Dataset content.
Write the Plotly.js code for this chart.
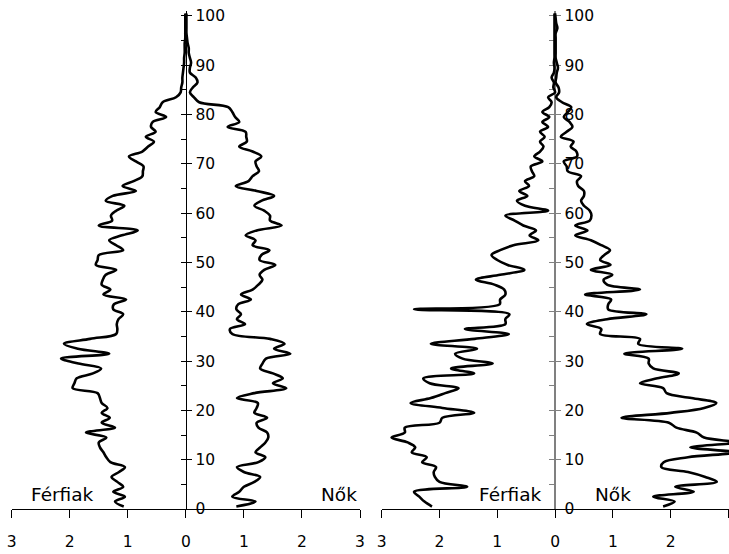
<!DOCTYPE html>
<html><head><meta charset="utf-8">
<script src="https://cdn.plot.ly/plotly-3.0.1.min.js"></script>
<style>html,body{margin:0;padding:0;background:#fff}#chart{width:729px;height:554px}</style>
</head><body><div id="chart"></div><script>
// Age categories 0..100
const ages = Array.from({length: 101}, (_, i) => i);

// Left pyramid (%), men / women
const leftMen = [1.07,1.22,1.05,1.25,1.08,1.18,1.28,1.15,1.05,1.3,
  1.37,1.42,1.48,1.5,1.37,1.72,1.22,1.45,1.31,1.45,
  1.35,1.45,1.48,1.52,1.95,1.92,1.88,1.6,1.46,1.85,
  2.15,1.32,1.86,2.1,1.65,1.2,1.18,1.19,1.16,1.08,
  1.25,1.24,1.03,1.42,1.3,1.45,1.43,1.38,1.2,1.55,
  1.52,1.5,1.08,1.2,1.32,1.1,0.83,1.5,1.27,1.29,
  1.2,1.06,1.38,1.26,0.86,1.09,0.9,0.75,0.74,0.73,
  0.86,0.98,0.75,0.65,0.55,0.69,0.52,0.6,0.57,0.34,
  0.52,0.45,0.4,0.17,0.09,0.08,0.06,0.06,0.05,0.04,
  0.03,0.03,0.02,0.02,0.02,0.01,0.01,0.01,0.01,0.01,0.01];
const leftWomen = [0.87,1.2,0.8,0.92,1.0,1.18,1.28,1.0,0.88,1.25,
  1.37,1.2,1.28,1.37,1.42,1.4,1.25,1.22,1.4,1.18,
  1.22,1.24,0.88,1.18,1.73,1.5,1.67,1.5,1.28,1.32,
  1.38,1.8,1.52,1.7,1.45,0.8,0.76,1.02,0.88,0.95,
  0.87,0.9,1.12,0.95,1.15,1.25,1.32,1.27,1.35,1.54,
  1.27,1.3,1.44,1.15,1.2,1.03,1.22,1.65,1.45,1.45,
  1.35,1.18,1.3,1.52,1.22,0.86,1.08,1.15,1.26,1.22,
  1.2,1.3,1.15,0.92,1.05,1.04,1.03,0.72,0.92,0.85,
  0.8,0.73,0.23,0.14,0.07,0.12,0.2,0.17,0.07,0.07,
  0.09,0.07,0.05,0.05,0.03,0.02,0.01,0.01,0.01,0.01,0.01];

// Right pyramid (%), men / women
const rightMen = [2.13,2.26,2.35,2.44,1.52,2.0,2.08,2.1,2.06,2.3,
  2.22,2.48,2.42,2.55,2.83,2.6,2.6,2.0,1.95,1.4,
  1.95,2.5,2.15,1.9,1.67,2.17,2.28,1.4,1.8,1.08,
  1.6,1.73,1.35,2.15,1.39,0.8,1.56,0.86,0.86,0.79,
  2.44,0.96,0.95,0.86,0.88,1.05,1.37,0.95,0.53,0.82,
  1.0,1.1,0.95,0.72,0.29,0.44,0.33,0.55,0.7,0.86,
  0.12,0.52,0.66,0.48,0.62,0.45,0.52,0.36,0.4,0.42,
  0.22,0.36,0.26,0.2,0.26,0.18,0.26,0.12,0.22,0.1,
  0.22,0.1,0.06,0.12,0.0,0.03,0.02,0.06,0.02,0.01,
  0.02,0.01,0.01,0.01,0.01,0.01,0.01,0.01,0.01,0.01,0.01];
const rightWomen = [1.87,2.07,1.7,2.4,2.08,2.8,2.6,2.3,1.84,1.88,
  2.3,3.12,2.34,3.12,2.58,2.45,2.1,1.97,1.15,2.0,
  2.58,2.79,2.36,1.93,1.87,1.47,1.77,2.14,1.7,1.62,
  1.62,1.2,2.2,1.44,1.47,0.78,0.8,0.55,0.9,1.58,
  0.92,0.92,0.97,0.52,1.47,0.9,0.84,0.99,0.62,0.96,
  0.78,0.85,0.95,0.8,0.62,0.35,0.56,0.35,0.6,0.63,
  0.6,0.5,0.45,0.5,0.5,0.4,0.38,0.45,0.22,0.2,
  0.15,0.38,0.37,0.27,0.32,0.1,0.2,0.3,0.25,0.15,
  0.22,0.28,0.12,0.02,0.07,0.06,0.01,0.02,0.03,0.05,
  0.03,0.01,0.01,0.01,0.01,0.01,0.01,0.04,0.02,0.01,0.0];

const tickVals = [-3,-2,-1,0,1,2,3];
const tickText = ['3','2','1','0','1','2','3'];
const sexLabels = ['Férfiak','Nők'];

const yPos = ages.map(a => a + 0.5);
const lineStyle = {color:'#000', width:2.6, shape:'spline', smoothing:1};
const neg = arr => arr.map(v => -v);

const traces = [
  {x: neg(leftMen), y: yPos, xaxis:'x', yaxis:'y', mode:'lines', line: lineStyle, hoverinfo:'skip'},
  {x: leftWomen, y: yPos, xaxis:'x', yaxis:'y', mode:'lines', line: lineStyle, hoverinfo:'skip'},
  {x: neg(rightMen), y: yPos, xaxis:'x2', yaxis:'y2', mode:'lines', line: lineStyle, hoverinfo:'skip'},
  {x: rightWomen, y: yPos, xaxis:'x2', yaxis:'y2', mode:'lines', line: lineStyle, hoverinfo:'skip'}
];

const d1 = [0.01605, 0.49383];
const d2 = [0.5236, 1.0];

function xAxis(domain, anchor, hi){
  return {domain: domain, range:[-3,hi], anchor: anchor, tickmode:'array', tickvals: tickVals, ticktext: tickText,
    ticks:'outside', ticklen:8, tickwidth:1, tickcolor:'#000', showline:true, linecolor:'#000', linewidth:1,
    showgrid:false, zeroline:false, ticklabelstandoff:10, tickfont:{size:15.5}, fixedrange:true};
}
function yAxis(domain, color, lw){
  return {domain:[0,1], range:[0,101], anchor:'free', position:(domain[0]+domain[1])/2, side:'right',
    tickmode:'linear', tick0:0, dtick:10, ticks:'outside', ticklen:5, tickwidth:1, tickcolor: color,
    showline:true, linecolor: color, linewidth: lw, showgrid:false, zeroline:false, layer:'below traces',
    tickfont:{size:15.5, color:'#000'}, minor:{ticks:'inside', dtick:5, ticklen:5, tickwidth:1, tickcolor: color, showgrid:false},
    fixedrange:true};
}

const layout = {
  width:729, height:554,
  margin:{l:0, r:0, t:11, b:45, pad:0},
  paper_bgcolor:'#fff', plot_bgcolor:'rgba(0,0,0,0)',
  showlegend:false,
  font:{family:'DejaVu Sans', size:15, color:'#000'},
  xaxis: xAxis(d1, 'y', 3),
  yaxis: yAxis(d1, '#000', 1.5),
  xaxis2: xAxis(d2, 'y2', 3.01),
  yaxis2: yAxis(d2, '#808080', 2),
  annotations: [
    {text: sexLabels[0], x:-2.13, y:3.0, xref:'x', yref:'y', showarrow:false, font:{size:18.5}},
    {text: sexLabels[1], x:2.63, y:3.0, xref:'x', yref:'y', showarrow:false, font:{size:18.5}},
    {text: sexLabels[0], x:-0.77, y:3.0, xref:'x2', yref:'y2', showarrow:false, font:{size:18.5}},
    {text: sexLabels[1], x:1.0, y:3.0, xref:'x2', yref:'y2', showarrow:false, font:{size:18.5}}
  ]
};

Plotly.newPlot('chart', traces, layout, {staticPlot:true, displayModeBar:false});
</script></body></html>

Given task.
Everything from the first line of the listing above through the line that contains "0.09,0.07,0.05,0.05,0.03,0.02,0.01,0.01,0.01,0.01,0.01];" is to be restated word for word, minus the pictures.

Finished task.
Write the Plotly.js code for this chart.
<!DOCTYPE html>
<html><head><meta charset="utf-8">
<script src="https://cdn.plot.ly/plotly-3.0.1.min.js"></script>
<style>html,body{margin:0;padding:0;background:#fff}#chart{width:729px;height:554px}</style>
</head><body><div id="chart"></div><script>
// Age categories 0..100
const ages = Array.from({length: 101}, (_, i) => i);

// Left pyramid (%), men / women
const leftMen = [1.07,1.22,1.05,1.25,1.08,1.18,1.28,1.15,1.05,1.3,
  1.37,1.42,1.48,1.5,1.37,1.72,1.22,1.45,1.31,1.45,
  1.35,1.45,1.48,1.52,1.95,1.92,1.88,1.6,1.46,1.85,
  2.15,1.32,1.86,2.1,1.65,1.2,1.18,1.19,1.16,1.08,
  1.25,1.24,1.03,1.42,1.3,1.45,1.43,1.38,1.2,1.55,
  1.52,1.5,1.08,1.2,1.32,1.1,0.83,1.5,1.27,1.29,
  1.2,1.06,1.38,1.26,0.86,1.09,0.9,0.75,0.74,0.73,
  0.86,0.98,0.75,0.65,0.55,0.69,0.52,0.6,0.57,0.34,
  0.52,0.45,0.4,0.17,0.09,0.08,0.06,0.06,0.05,0.04,
  0.03,0.03,0.02,0.02,0.02,0.01,0.01,0.01,0.01,0.01,0.01];
const leftWomen = [0.87,1.2,0.8,0.92,1.0,1.18,1.28,1.0,0.88,1.25,
  1.37,1.2,1.28,1.37,1.42,1.4,1.25,1.22,1.4,1.18,
  1.22,1.24,0.88,1.18,1.73,1.5,1.67,1.5,1.28,1.32,
  1.38,1.8,1.52,1.7,1.45,0.8,0.76,1.02,0.88,0.95,
  0.87,0.9,1.12,0.95,1.15,1.25,1.32,1.27,1.35,1.54,
  1.27,1.3,1.44,1.15,1.2,1.03,1.22,1.65,1.45,1.45,
  1.35,1.18,1.3,1.52,1.22,0.86,1.08,1.15,1.26,1.22,
  1.2,1.3,1.15,0.92,1.05,1.04,1.03,0.72,0.92,0.85,
  0.8,0.73,0.23,0.14,0.07,0.12,0.2,0.17,0.07,0.07,
  0.09,0.07,0.05,0.05,0.03,0.02,0.01,0.01,0.01,0.01,0.01];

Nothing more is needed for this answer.